A shadow fell over her. Liza spun, but it was too late. A pair of enforcers loomed, their uniforms dark, their visors reflecting her own stunned expression. She moved to make her escape, but something jabbed into her ribs.
“Thief,” on of them growled. “You’ve been summoned.”
The baton crackled. Then, darkness.
Myra woke to a bright white.
She had never seen a room so bright and sterile. The colorless walls seemed to hum faintly, lined with some kind of foreign technology. Across from her sat a figure—one of the Elites, draped in silk robes the color of burning sunsets. A woman with sharp eyes and a smug smile.

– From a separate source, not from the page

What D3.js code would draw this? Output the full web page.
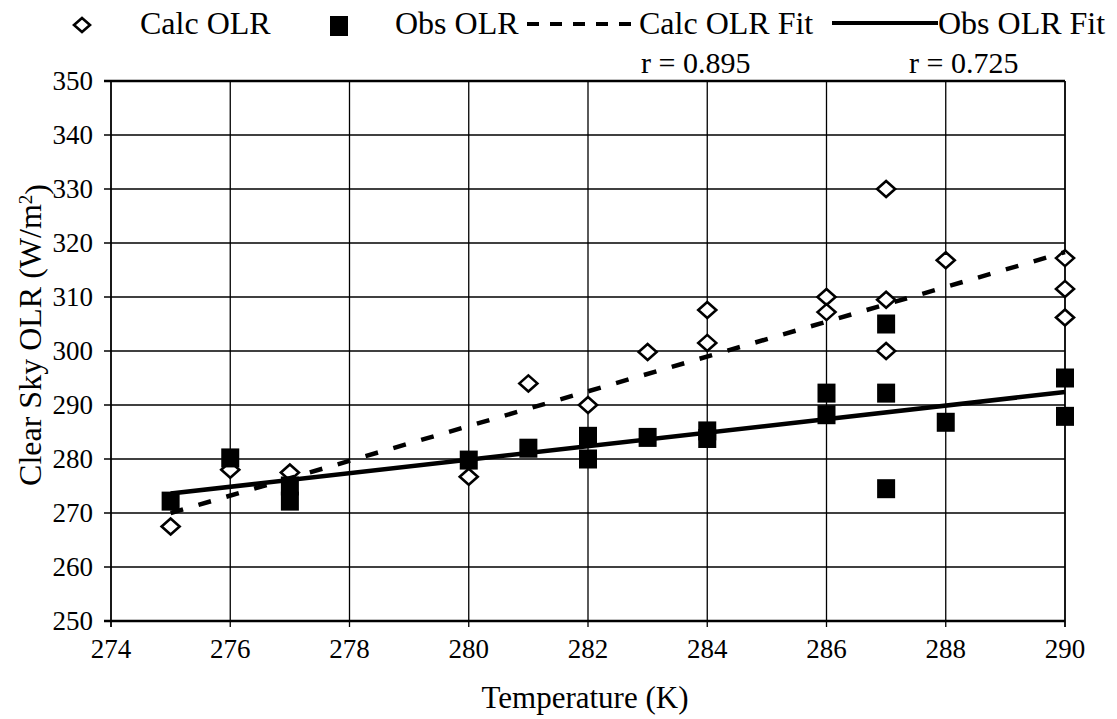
<!DOCTYPE html>
<html>
<head>
<meta charset="utf-8">
<script src="https://cdn.jsdelivr.net/npm/d3@7"></script>
<style>
  body { margin: 0; background: #fff; }
  text { font-family: "Liberation Serif", "Times New Roman", serif; fill: #000; }
</style>
</head>
<body>
<div id="chart"></div>
<script>
// calculated clear sky OLR, one entry per point
const calcTemp = [275, 276, 277, 280, 281, 282, 283, 284, 284, 286, 286, 287, 287, 287, 288, 290, 290, 290]
const calcOlr = [267.5, 278, 277.5, 276.7, 294, 290, 299.8, 301.5, 307.6, 310, 307.2, 330, 309.5, 300, 316.8, 317.2, 311.5, 306.2]

// observed clear sky OLR
const obsTemp = [275, 276, 277, 277, 280, 281, 282, 282, 283, 284, 284, 286, 286, 287, 287, 287, 288, 290, 290]
const obsOlr = [272.2, 280.2, 275, 272.2, 279.8, 282, 284.2, 280, 284, 285.2, 283.8, 292.2, 288.2, 305, 292.2, 274.5, 286.8, 295, 287.9]

// linear fits, end points
const fitTemp = [275, 290]
const calcFit = [270, 318.3]
const obsFit = [273.6, 292.4]

const xTicks = [274, 276, 278, 280, 282, 284, 286, 288, 290]
const yTicks = [250, 260, 270, 280, 290, 300, 310, 320, 330, 340, 350]
const rLabels = ['r = 0.895', 'r = 0.725']
const legendNames = ['Calc OLR', 'Obs OLR', 'Calc OLR Fit', 'Obs OLR Fit']

const width = 1117, height = 719

const svg = d3.select('#chart')
    .append('svg')
    .attr('width', width)
    .attr('height', height)

const x = d3.scaleLinear().domain([274, 290]).range([111, 1065])
const y = d3.scaleLinear().domain([250, 350]).range([621, 81])

// horizontal grid lines
svg.append('g')
    .selectAll('line')
    .data(yTicks)
    .enter()
    .append('line')
    .attr('x1', x(274) - 7)
    .attr('x2', x(290))
    .attr('y1', (d) => y(d))
    .attr('y2', (d) => y(d))
    .attr('stroke', '#000')
    .attr('stroke-width', (d) => (d === 250 || d === 350) ? 2.5 : 1.5)

// vertical grid lines
svg.append('g')
    .selectAll('line')
    .data(xTicks)
    .enter()
    .append('line')
    .attr('x1', (d) => x(d))
    .attr('x2', (d) => x(d))
    .attr('y1', y(350))
    .attr('y2', y(250) + 6)
    .attr('stroke', '#000')
    .attr('stroke-width', (d) => (d === 274 || d === 290) ? 1.8 : 1.3)

// tick labels
svg.append('g')
    .selectAll('text')
    .data(xTicks)
    .enter()
    .append('text')
    .attr('x', (d) => x(d))
    .attr('y', 658)
    .attr('text-anchor', 'middle')
    .style('font-size', '27px')
    .text((d) => d)

svg.append('g')
    .selectAll('text')
    .data(yTicks)
    .enter()
    .append('text')
    .attr('x', 93)
    .attr('y', (d) => y(d))
    .attr('dy', '0.35em')
    .attr('text-anchor', 'end')
    .style('font-size', '27px')
    .text((d) => d)

// axis titles
svg.append('text')
    .attr('x', 585)
    .attr('y', 708)
    .attr('text-anchor', 'middle')
    .style('font-size', '31px')
    .text('Temperature (K)')

const yTitle = svg.append('text')
    .attr('transform', 'translate(41,335) rotate(-90)')
    .attr('text-anchor', 'middle')
    .style('font-size', '32px')
yTitle.append('tspan').text('Clear Sky OLR (W/m')
yTitle.append('tspan').attr('dy', '-0.45em').style('font-size', '19px').text('2')
yTitle.append('tspan').attr('dy', '0.45em').text(')')

// diamond marker, a bit wider than tall
const diamond = 'M-9,0L0,-8L9,0L0,8Z'

// calc points
svg.append('g')
    .selectAll('path')
    .data(calcTemp)
    .enter()
    .append('path')
    .attr('d', diamond)
    .attr('transform', (d, i) => 'translate(' + x(d) + ',' + y(calcOlr[i]) + ')')
    .attr('fill', '#fff')
    .attr('stroke', '#000')
    .attr('stroke-width', 2.6)

// obs points
svg.append('g')
    .selectAll('rect')
    .data(obsTemp)
    .enter()
    .append('rect')
    .attr('x', (d) => x(d) - 9)
    .attr('y', (d, i) => y(obsOlr[i]) - 9.5)
    .attr('width', 18)
    .attr('height', 19)
    .attr('fill', '#000')

// fit lines
const fitLine = (vals) => d3.line()
    .x((d) => x(d))
    .y((d, i) => y(vals[i]))

svg.append('path')
    .datum(fitTemp)
    .attr('d', fitLine(calcFit))
    .attr('fill', 'none')
    .attr('stroke', '#000')
    .attr('stroke-width', 4.5)
    .attr('stroke-dasharray', '13,16')

svg.append('path')
    .datum(fitTemp)
    .attr('d', fitLine(obsFit))
    .attr('fill', 'none')
    .attr('stroke', '#000')
    .attr('stroke-width', 4.5)

// r values
svg.selectAll('.rlab')
    .data(rLabels)
    .enter()
    .append('text')
    .attr('class', 'rlab')
    .attr('x', (d, i) => [641, 909][i])
    .attr('y', 73)
    .style('font-size', '30px')
    .text((d) => d)

// legend
const legend = svg.append('g')
legend.append('path')
    .attr('d', 'M-8,0L0,-7L8,0L0,7Z')
    .attr('transform', 'translate(82,25)')
    .attr('fill', '#fff')
    .attr('stroke', '#000')
    .attr('stroke-width', 2.6)
legend.append('rect')
    .attr('x', 330).attr('y', 16)
    .attr('width', 18).attr('height', 20)
    .attr('fill', '#000')
legend.append('line')
    .attr('x1', 527).attr('x2', 639)
    .attr('y1', 24).attr('y2', 24)
    .attr('stroke', '#000')
    .attr('stroke-width', 4)
    .attr('stroke-dasharray', '12,11')
legend.append('line')
    .attr('x1', 832).attr('x2', 938)
    .attr('y1', 23).attr('y2', 23)
    .attr('stroke', '#000')
    .attr('stroke-width', 4)

legend.selectAll('text')
    .data(legendNames)
    .enter()
    .append('text')
    .attr('x', (d, i) => [140, 395, 639, 938][i])
    .attr('y', 34)
    .style('font-size', '32px')
    .text((d) => d)
</script>
</body>
</html>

“You’ve made quite the reputation for yourself,” the woman began. “Liza, the Color Thief. Menace to society.”
Liza’s mouth tasted like rust. She forced herself into an upright position. “I prefer ‘color redistributor’,” she replied.
The woman laughed. “Charming, but let’s be clear—you now work for me.”
Liza clenched her fists. “Not a chance.”
“Oh, I think you’ll reconsider.” The woman leaned in closer. “We need you to steal something for us. Something a bit…unprecedented.”
She flicked her fingers and a screen blinked to life, displaying an image that made Liza’s breath catch in her throat.
The sky. Or rather, what remained of it.
Once, a long time ago, the world had been full of color. But through the years of war, pollution, and control, the sky’s hues had been harvested, drained, and sold to the highest bidders. Now, all that remained was a bleak, empty gray. Except in one place.
“The Skyvault,” the woman murmured. “A relic from before.
Contained within it is the last true fragment of the sky’s color. And you are going to steal it for us.”
Myra had pulled of impossible heists before. But breaking into the Skyvault? This was a suicide mission.
And she had no choice.
The plan was simple, in theory. The vault was locked behind layers of security, hidden beneath the Elite Towers. Liza would infiltrate, extract the sky’s color, and hand it over. If she refused, the Lower States would suffer. Simple.
But Liza had never been good at following orders.
The night of the heist, she moved like a ghost through the Upper States, the prism hidden beneath her cloak. She bypassed the outer guards, scaled security walls, and slipped into the heart of one of the towers.
The vault shimmered before her, a glass chamber pulsing with the brightest, bluest light she had ever seen. It was beautiful, if not slightly intimidating. A fragment of the past, untouched by turmoil. For a moment, Liza could only bring herself to stare. This was the blue spoken of only in stories. A color stolen from the world. It felt like the only color truly worth fighting for.
She raised the prism, the device vibrating as it began to siphon the color. The blue swirled and twisted toward her—
And then, alarms.
The vault doors slammed shut. Liza’s heart pounded. She grabbed the prism and ran, guards swarming in from every direction behind her. She needed an exit. She needed—
A window.
Without thinking, she hurled herself toward the glass. It shattered around her as she plummeted downwards. The prism burned in her hand, the stolen sky roaring within it’s confines.
She opened her fingers.
The blue exploded outwards, rushing into the sky like a wave of uncontrolled power. IT spread, stretching across the heavens, painting the world in a hue long forgotten.
People looked up. They gasped. They cried. And some of them remembered.
The Elites screamed. Their monopoly on color—on power—slipping from their grasp right before their eyes.
And Liza? She fell, smiling, into the arms of a world she may very well have just saved. She didn’t know what the consequences would be, but she felt in every inch of her being that they would be worth it, no matter the cost.
There was something freeing about the feeling of hope that had been unleashed with that escaping color, and nothing had ever tasted quite so beautiful to Liza.
Because some things were never meant to be stolen. But rather to be shared.